• [Set task] Copy out the lines of the records below, and only those lines, from the one with "Reproduce this chart with Plotly." through the one with "import plotly.graph_objects as go", exactly as they appear.
** start of Task material **
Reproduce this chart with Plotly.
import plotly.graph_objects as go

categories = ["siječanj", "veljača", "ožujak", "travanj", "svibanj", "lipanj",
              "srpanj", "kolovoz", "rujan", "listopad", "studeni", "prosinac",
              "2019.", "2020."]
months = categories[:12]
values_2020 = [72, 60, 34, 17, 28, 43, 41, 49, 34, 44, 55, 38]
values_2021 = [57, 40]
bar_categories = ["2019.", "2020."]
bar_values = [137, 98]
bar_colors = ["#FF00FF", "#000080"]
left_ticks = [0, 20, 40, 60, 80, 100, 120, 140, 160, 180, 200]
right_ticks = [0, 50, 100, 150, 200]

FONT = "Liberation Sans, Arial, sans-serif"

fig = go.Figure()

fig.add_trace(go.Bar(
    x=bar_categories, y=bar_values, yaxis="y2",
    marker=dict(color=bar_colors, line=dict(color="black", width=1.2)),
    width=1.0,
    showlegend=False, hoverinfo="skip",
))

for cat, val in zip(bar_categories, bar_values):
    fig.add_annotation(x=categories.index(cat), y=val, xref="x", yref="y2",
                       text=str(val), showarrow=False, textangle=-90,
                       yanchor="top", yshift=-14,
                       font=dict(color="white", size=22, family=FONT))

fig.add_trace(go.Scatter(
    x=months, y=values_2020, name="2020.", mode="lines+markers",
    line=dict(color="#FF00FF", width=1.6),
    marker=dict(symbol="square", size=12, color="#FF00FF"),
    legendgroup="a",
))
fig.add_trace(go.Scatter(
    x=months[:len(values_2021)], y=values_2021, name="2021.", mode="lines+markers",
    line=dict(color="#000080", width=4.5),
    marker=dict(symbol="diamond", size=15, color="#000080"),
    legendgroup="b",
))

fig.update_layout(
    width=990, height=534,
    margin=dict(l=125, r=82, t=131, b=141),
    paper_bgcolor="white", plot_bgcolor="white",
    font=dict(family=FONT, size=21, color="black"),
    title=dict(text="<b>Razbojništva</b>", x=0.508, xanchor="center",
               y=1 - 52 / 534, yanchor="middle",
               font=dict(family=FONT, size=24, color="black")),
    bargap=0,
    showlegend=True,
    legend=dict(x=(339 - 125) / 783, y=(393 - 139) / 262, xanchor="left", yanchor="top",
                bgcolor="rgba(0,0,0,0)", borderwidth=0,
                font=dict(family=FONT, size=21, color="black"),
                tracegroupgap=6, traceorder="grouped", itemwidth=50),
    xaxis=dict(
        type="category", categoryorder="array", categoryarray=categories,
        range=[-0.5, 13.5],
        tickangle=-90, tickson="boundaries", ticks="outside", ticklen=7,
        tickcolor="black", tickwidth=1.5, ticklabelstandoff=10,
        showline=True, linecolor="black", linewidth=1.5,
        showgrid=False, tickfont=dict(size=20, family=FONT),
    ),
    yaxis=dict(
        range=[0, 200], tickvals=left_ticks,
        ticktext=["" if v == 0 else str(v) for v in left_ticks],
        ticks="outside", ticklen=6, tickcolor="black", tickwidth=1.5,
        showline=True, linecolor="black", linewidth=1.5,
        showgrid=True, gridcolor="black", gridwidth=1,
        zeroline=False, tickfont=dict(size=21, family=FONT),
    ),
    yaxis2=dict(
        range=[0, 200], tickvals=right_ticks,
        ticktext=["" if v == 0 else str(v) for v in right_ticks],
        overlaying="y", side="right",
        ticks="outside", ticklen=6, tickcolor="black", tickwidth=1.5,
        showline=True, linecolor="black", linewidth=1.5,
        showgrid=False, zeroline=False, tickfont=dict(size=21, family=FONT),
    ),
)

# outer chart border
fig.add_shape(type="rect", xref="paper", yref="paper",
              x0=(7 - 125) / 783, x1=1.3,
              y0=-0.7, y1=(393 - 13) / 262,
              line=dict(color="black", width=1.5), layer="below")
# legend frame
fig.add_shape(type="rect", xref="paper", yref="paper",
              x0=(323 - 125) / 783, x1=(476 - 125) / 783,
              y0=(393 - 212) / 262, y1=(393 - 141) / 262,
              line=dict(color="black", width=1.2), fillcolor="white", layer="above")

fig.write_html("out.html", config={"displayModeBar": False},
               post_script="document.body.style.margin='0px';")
** end of Task material **
** start of Task material **
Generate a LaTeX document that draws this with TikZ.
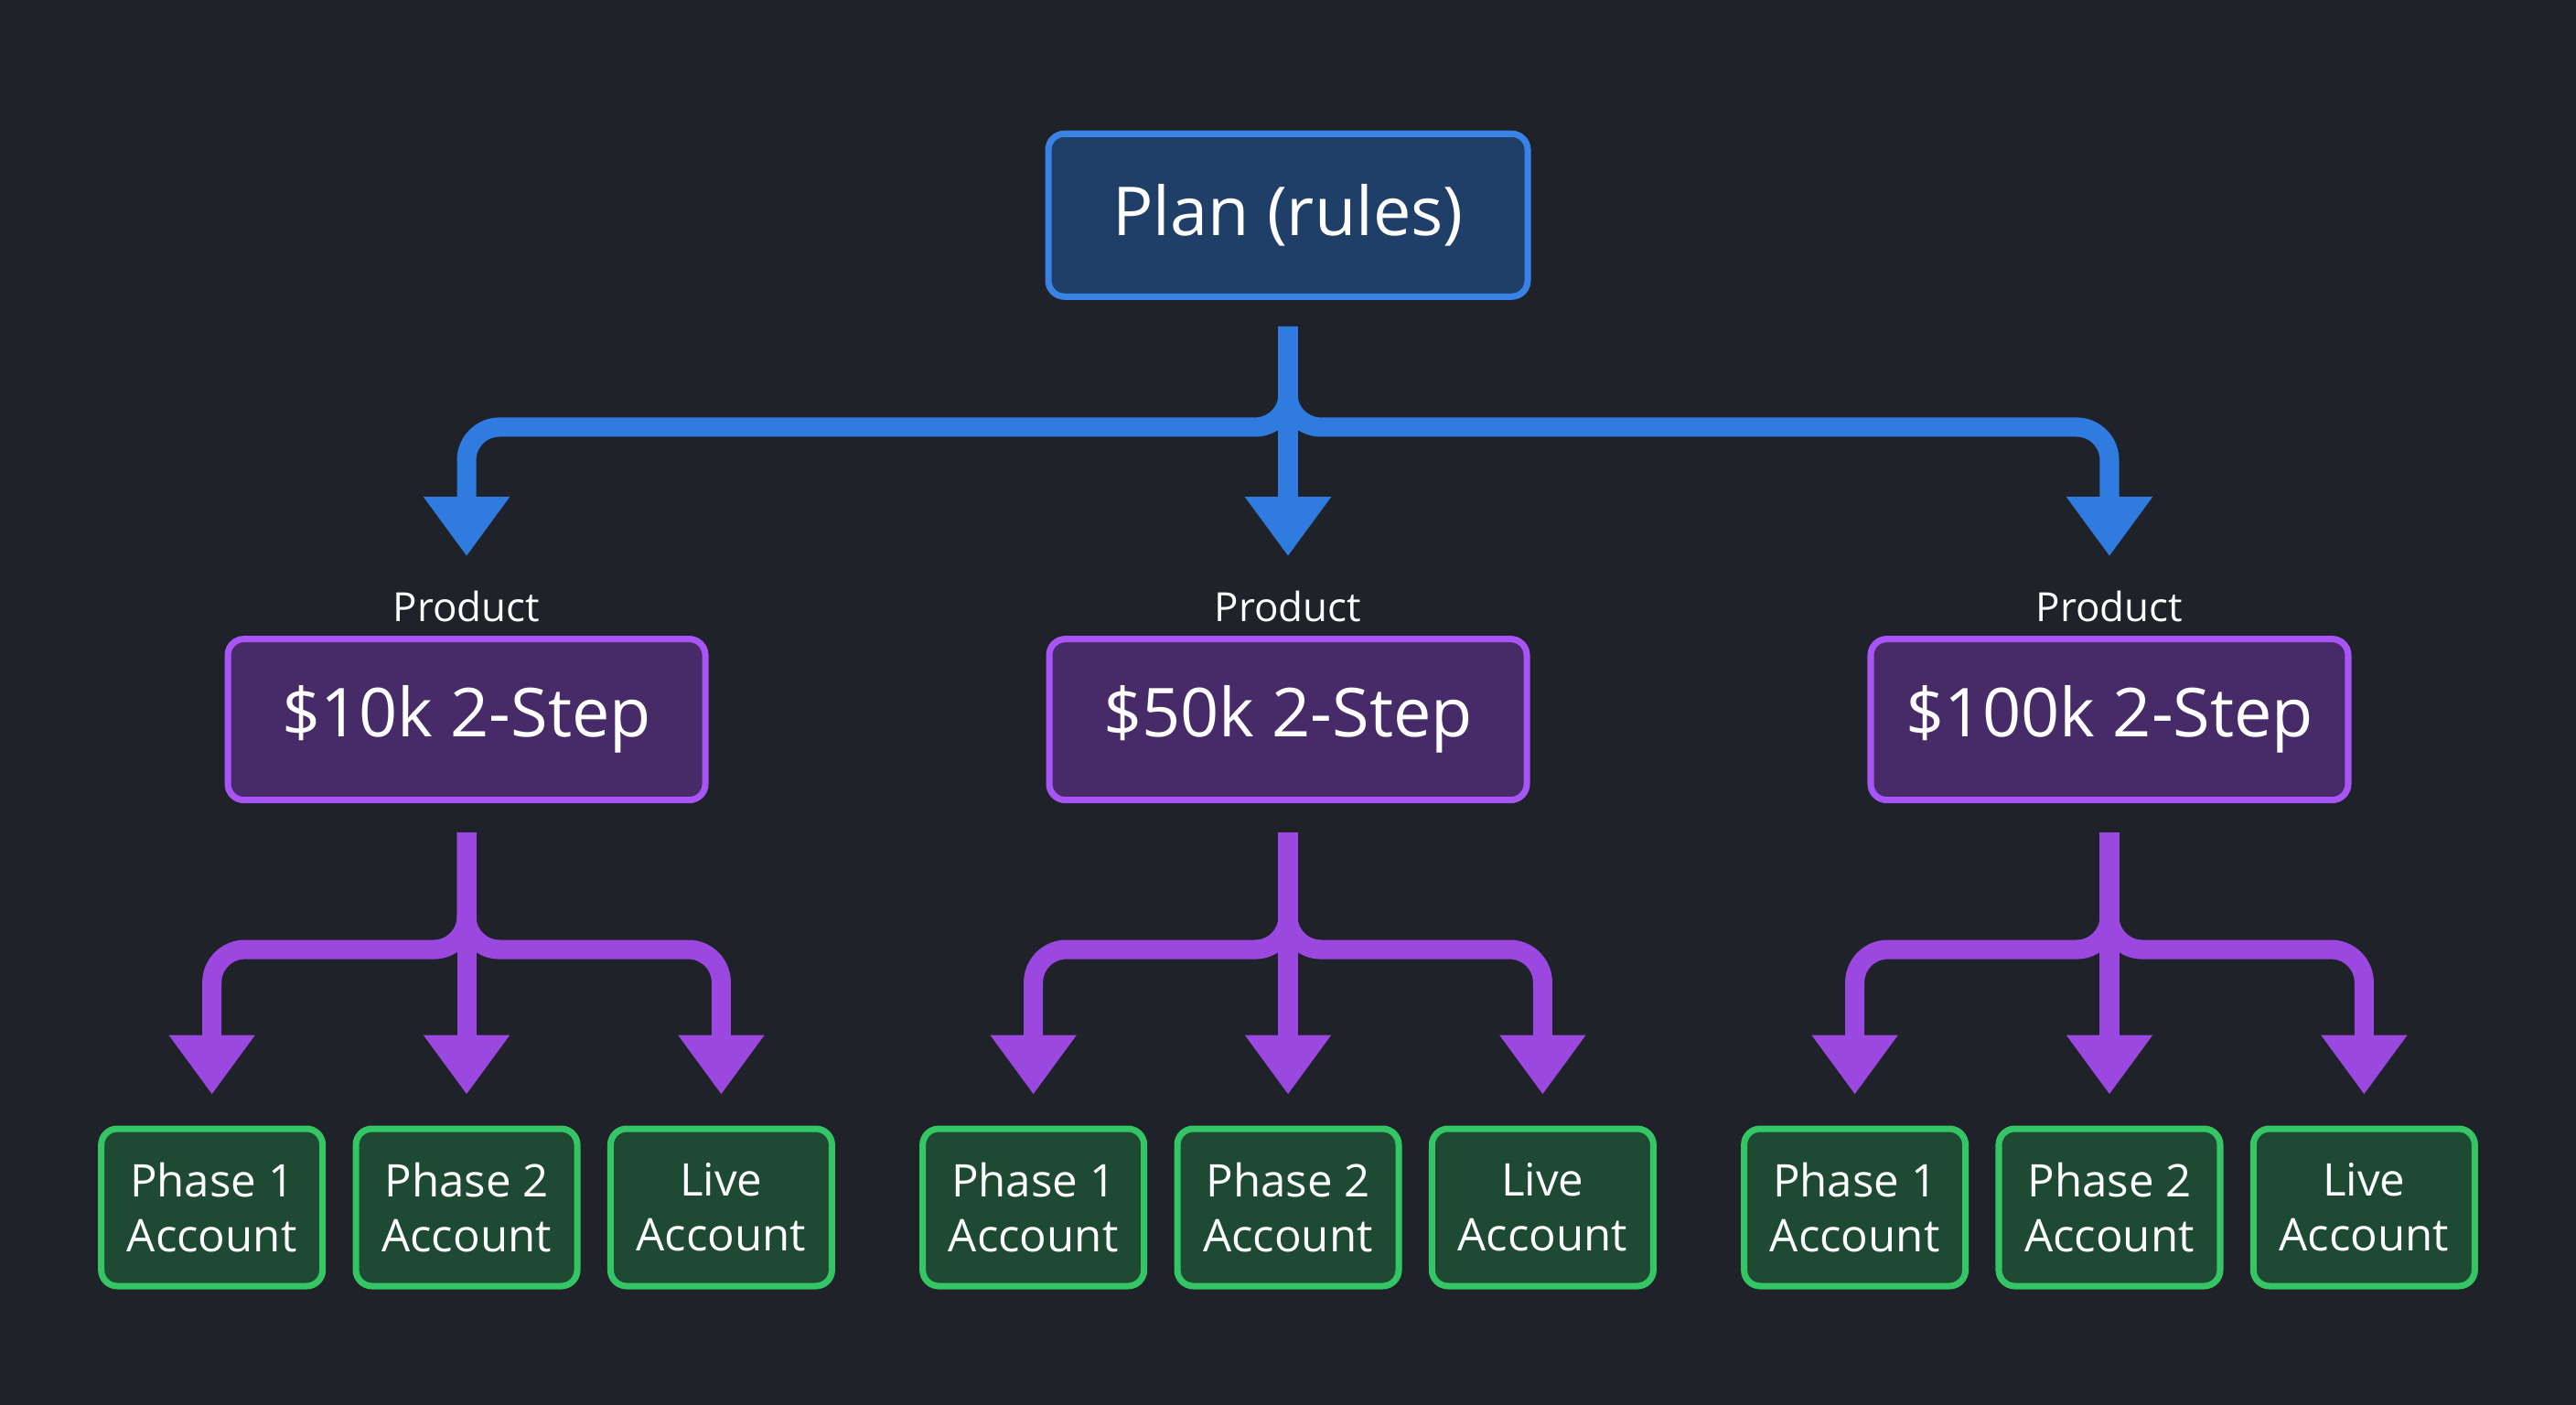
** end of Task material **
• [Solution to this task]
Reproduce this chart with Plotly.
import plotly.graph_objects as go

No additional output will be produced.